- _Goal_: Line by line, repeat the data below exactly, beginning at the first line and ending at the line with "(284,689) -- (305,689);". Omit pictures.

[start]

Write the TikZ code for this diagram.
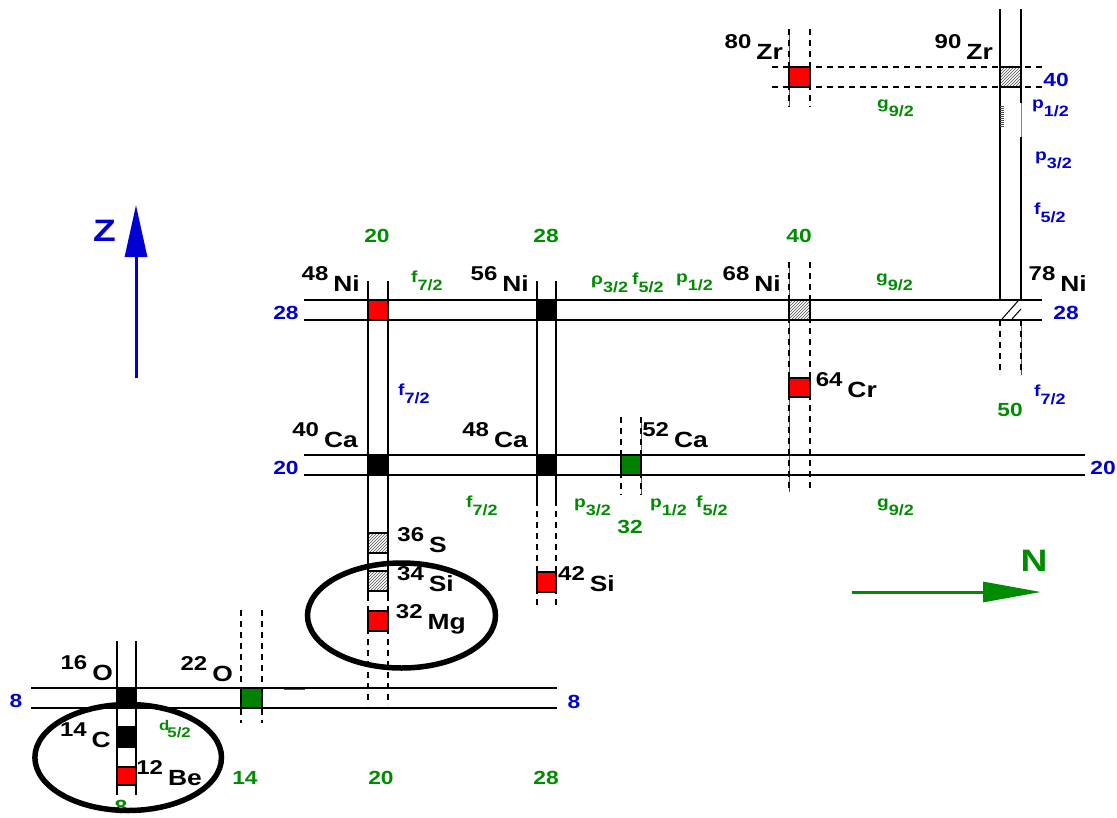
\documentclass[tikz,border=0pt]{standalone}
\usepackage{fontspec}
\setmainfont[FakeStretch=1.2]{Liberation Sans}
\usetikzlibrary{arrows.meta,patterns}
\definecolor{myblue}{RGB}{0,0,210}
\definecolor{mygreen}{RGB}{0,140,0}
\definecolor{boxgreen}{RGB}{0,130,0}
\definecolor{myred}{RGB}{255,0,0}
\newcommand{\nuc}[2]{{\fontsize{20}{20}\selectfont\raisebox{11pt}{#1}}\hspace{5pt}{\fontsize{22}{22}\selectfont #2}}
\newcommand{\orb}[2]{{\fontsize{16}{16}\selectfont #1}{\fontsize{15}{15}\selectfont\raisebox{-8pt}{#2}}}
\begin{document}
\begin{tikzpicture}[x=1pt,y=-1pt,font=\bfseries,
  band/.style={line width=2pt},
  dband/.style={line width=2pt,dash pattern=on 6pt off 5pt},
  gthin/.style={mygreen,line width=0.6pt},
  redbox/.style={fill=myred,draw=black,line width=1.5pt},
  blackbox/.style={fill=black,draw=black,line width=1.5pt},
  greenbox/.style={fill=boxgreen,draw=black,line width=1.5pt},
  hatchbox/.style={pattern=north east lines,pattern color=black!70,draw=black,line width=1.5pt},
  ell/.style={line width=5.5pt},
  nuclab/.style={anchor=base east,inner sep=0pt,text=black},
  bmagic/.style={inner sep=0pt,text=myblue,font=\bfseries\fontsize{19}{19}\selectfont},
  gmagic/.style={inner sep=0pt,text=mygreen,font=\bfseries\fontsize{19}{19}\selectfont},
  borb/.style={anchor=base west,inner sep=0pt,text=myblue},
  gorb/.style={anchor=base west,inner sep=0pt,text=mygreen},
  axisarrow/.style={line width=3pt,-{Triangle[length=52pt,width=22pt]}}]
\clip (0,0) rectangle (1117,817);
\fill[white] (0,0) rectangle (1117,817);

% thin green guides under some dashed lines
\draw[gthin] (789,29) -- (789,107);
\draw[gthin] (789,262) -- (789,492);
\draw[gthin] (641,417) -- (641,495);
\draw[gthin] (1021,320) -- (1021,375);

% horizontal bands
\draw[band] (304,300) -- (1042,300) (304,320) -- (1042,320);
\draw[band] (304,455) -- (1085,455) (304,475) -- (1085,475);
\draw[band] (31,688) -- (557,688) (31,708) -- (557,708);
\draw[dband] (772,67) -- (1043,67) (772,87) -- (1043,87);
\draw[mygreen,line width=1pt] (284,689) -- (305,689);

% vertical bands
\draw[band] (117,641) -- (117,795) (136,641) -- (136,795);
\draw[dband] (241,610) -- (241,723) (262,610) -- (262,723);
\draw[band] (368,281) -- (368,595) (388,281) -- (388,595);
\draw[dband] (368,595) -- (368,705) (388,595) -- (388,705);
\draw[band] (537,281) -- (537,500) (556,281) -- (556,500);
\draw[dband] (537,500) -- (537,607) (556,500) -- (556,607);
\draw[dband] (621,417) -- (621,495) (641,417) -- (641,495);
\draw[dband] (789,262) -- (789,492) (810,262) -- (810,492);
\draw[dband] (789,29) -- (789,107) (810,29) -- (810,107);
\draw[band] (1000,9) -- (1000,300) (1021,9) -- (1021,103) (1021,137) -- (1021,300);
\draw[gray,line width=0.8pt] (1021,103) -- (1021,137);
\foreach \yy in {106,108,...,126} \draw[black!70,line width=0.7pt] (1000,\yy) -- (1004,\yy);
\draw[dband] (1000,320) -- (1000,375) (1021,320) -- (1021,375);

% boxes
\filldraw[redbox] (789,67) rectangle (810,87);
\filldraw[hatchbox] (1000,67) rectangle (1021,87);
\filldraw[redbox] (368,300) rectangle (388,320);
\filldraw[blackbox] (537,300) rectangle (556,320);
\filldraw[hatchbox] (789,300) rectangle (810,320);
\draw[line width=1pt] (1002,319) -- (1018,301) (1012,319) -- (1021,309);
\filldraw[redbox] (789,378) rectangle (810,397);
\filldraw[blackbox] (368,455) rectangle (388,475);
\filldraw[blackbox] (537,455) rectangle (556,475);
\filldraw[greenbox] (621,455) rectangle (641,475);
\filldraw[hatchbox] (368,533) rectangle (388,553);
\filldraw[hatchbox] (368,571) rectangle (388,591);
\filldraw[redbox] (368,611) rectangle (388,631);
\filldraw[redbox] (537,572) rectangle (556,592);
\filldraw[blackbox] (117,688) rectangle (136,708);
\filldraw[blackbox] (117,727) rectangle (136,747);
\filldraw[redbox] (117,767) rectangle (136,785);
\filldraw[greenbox] (241,688) rectangle (262,708);

% nuclide labels
\node[nuclab] (zr80) at (783,59) {\nuc{80}{Zr}};
\node[nuclab] (zr90) at (993,59) {\nuc{90}{Zr}};
\node[nuclab] (ni48) at (360,291) {\nuc{48}{Ni}};
\node[nuclab] (ni56) at (529,291) {\nuc{56}{Ni}};
\node[nuclab] (ni68) at (781,291) {\nuc{68}{Ni}};
\node[nuclab] (ni78) at (1087,291) {\nuc{78}{Ni}};
\node[nuclab] (cr64) at (877,397) {\nuc{64}{Cr}};
\node[nuclab] (ca40) at (358,447) {\nuc{40}{Ca}};
\node[nuclab] (ca48) at (528,447) {\nuc{48}{Ca}};
\node[nuclab] (ca52) at (708,447) {\nuc{52}{Ca}};
\node[nuclab] (s36) at (447,552) {\nuc{36}{S}};
\node[nuclab] (si34) at (454,591) {\nuc{34}{Si}};
\node[nuclab] (mg32) at (466,629) {\nuc{32}{Mg}};
\node[nuclab] (si42) at (615,591) {\nuc{42}{Si}};
\node[nuclab] (o16) at (113,680) {\nuc{16}{O}};
\node[nuclab] (o22) at (233,681) {\nuc{22}{O}};
\node[nuclab] (c14) at (111,747) {\nuc{14}{C}};
\node[nuclab] (be12) at (202,785) {\nuc{12}{Be}};

% magic numbers
\node[bmagic] (z40) at (1056,80) {40};
\node[bmagic] (z28l) at (286,313) {28};
\node[bmagic] (z28r) at (1066,313) {28};
\node[bmagic] (z20l) at (286,468) {20};
\node[bmagic] (z20r) at (1103,468) {20};
\node[bmagic] (z8l) at (16,701) {8};
\node[bmagic] (z8r) at (574,702) {8};
\node[gmagic] (n20t) at (377,236) {20};
\node[gmagic] (n28t) at (546,236) {28};
\node[gmagic] (n40t) at (799,236) {40};
\node[gmagic] (n50) at (1010,410) {50};
\node[gmagic] (n32) at (630,527) {32};
\node[gmagic] (n14) at (245,778) {14};
\node[gmagic] (n20b) at (381,778) {20};
\node[gmagic] (n28b) at (546,778) {28};
\node[gmagic] (n8b) at (121,807) {8};

% orbitals
\node[gorb] (o1) at (411,282) {\orb{f}{7/2}};
\node[gorb] (o2) at (591,284) {\orb{ρ}{3/2}};
\node[gorb] (o3) at (632,284) {\orb{f}{5/2}};
\node[gorb] (o4) at (676,282) {\orb{p}{1/2}};
\node[gorb] (o5) at (876,282) {\orb{g}{9/2}};
\node[gorb] (o6) at (877,108) {\orb{g}{9/2}};
\node[gorb] (o7) at (466,507) {\orb{f}{7/2}};
\node[gorb] (o8) at (574,507) {\orb{p}{3/2}};
\node[gorb] (o9) at (650,507) {\orb{p}{1/2}};
\node[gorb] (o10) at (696,507) {\orb{f}{5/2}};
\node[gorb] (o11) at (877,507) {\orb{g}{9/2}};
\node[gorb] (o12) at (159,730) {{\fontsize{14}{14}\selectfont d}\hspace{-2pt}{\fontsize{14}{14}\selectfont\raisebox{-7pt}{5/2}}};
\node[borb] (b1) at (1032,108) {\orb{p}{1/2}};
\node[borb] (b2) at (1035,160) {\orb{p}{3/2}};
\node[borb] (b3) at (1034,214) {\orb{f}{5/2}};
\node[borb] (b4) at (1034,396) {\orb{f}{7/2}};
\node[borb] (b5) at (398,395) {\orb{f}{7/2}};

% ellipses
\draw[ell] (401.5,615.5) ellipse [x radius=94, y radius=52.5];
\draw[ell] (128.2,757.5) ellipse [x radius=93.3, y radius=53];

% axes
\coordinate (zs) at (136,378);
\coordinate (ze) at (136,205);
\draw[axisarrow,myblue] (zs) -- (ze);
\node[inner sep=0pt,text=myblue,font=\bfseries\fontsize{31}{31}\selectfont] (zlab) at (104.5,231) {Z};
\coordinate (ns) at (852,592);
\coordinate (ne) at (1041,592);
\draw[line width=3pt,mygreen,-{Triangle[length=58pt,width=20pt]}] (ns) -- (ne);
\node[inner sep=0pt,text=mygreen,font=\bfseries\fontsize{31}{31}\selectfont] (nlab) at (1034,561) {N};
\end{tikzpicture}
\end{document}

[end]

- _Output_:
Write the TikZ code for this diagram.
\documentclass[tikz,border=0pt]{standalone}
\usepackage{fontspec}
\setmainfont[FakeStretch=1.2]{Liberation Sans}
\usetikzlibrary{arrows.meta,patterns}
\definecolor{myblue}{RGB}{0,0,210}
\definecolor{mygreen}{RGB}{0,140,0}
\definecolor{boxgreen}{RGB}{0,130,0}
\definecolor{myred}{RGB}{255,0,0}
\newcommand{\nuc}[2]{{\fontsize{20}{20}\selectfont\raisebox{11pt}{#1}}\hspace{5pt}{\fontsize{22}{22}\selectfont #2}}
\newcommand{\orb}[2]{{\fontsize{16}{16}\selectfont #1}{\fontsize{15}{15}\selectfont\raisebox{-8pt}{#2}}}
\begin{document}
\begin{tikzpicture}[x=1pt,y=-1pt,font=\bfseries,
  band/.style={line width=2pt},
  dband/.style={line width=2pt,dash pattern=on 6pt off 5pt},
  gthin/.style={mygreen,line width=0.6pt},
  redbox/.style={fill=myred,draw=black,line width=1.5pt},
  blackbox/.style={fill=black,draw=black,line width=1.5pt},
  greenbox/.style={fill=boxgreen,draw=black,line width=1.5pt},
  hatchbox/.style={pattern=north east lines,pattern color=black!70,draw=black,line width=1.5pt},
  ell/.style={line width=5.5pt},
  nuclab/.style={anchor=base east,inner sep=0pt,text=black},
  bmagic/.style={inner sep=0pt,text=myblue,font=\bfseries\fontsize{19}{19}\selectfont},
  gmagic/.style={inner sep=0pt,text=mygreen,font=\bfseries\fontsize{19}{19}\selectfont},
  borb/.style={anchor=base west,inner sep=0pt,text=myblue},
  gorb/.style={anchor=base west,inner sep=0pt,text=mygreen},
  axisarrow/.style={line width=3pt,-{Triangle[length=52pt,width=22pt]}}]
\clip (0,0) rectangle (1117,817);
\fill[white] (0,0) rectangle (1117,817);

% thin green guides under some dashed lines
\draw[gthin] (789,29) -- (789,107);
\draw[gthin] (789,262) -- (789,492);
\draw[gthin] (641,417) -- (641,495);
\draw[gthin] (1021,320) -- (1021,375);

% horizontal bands
\draw[band] (304,300) -- (1042,300) (304,320) -- (1042,320);
\draw[band] (304,455) -- (1085,455) (304,475) -- (1085,475);
\draw[band] (31,688) -- (557,688) (31,708) -- (557,708);
\draw[dband] (772,67) -- (1043,67) (772,87) -- (1043,87);
\draw[mygreen,line width=1pt] (284,689) -- (305,689);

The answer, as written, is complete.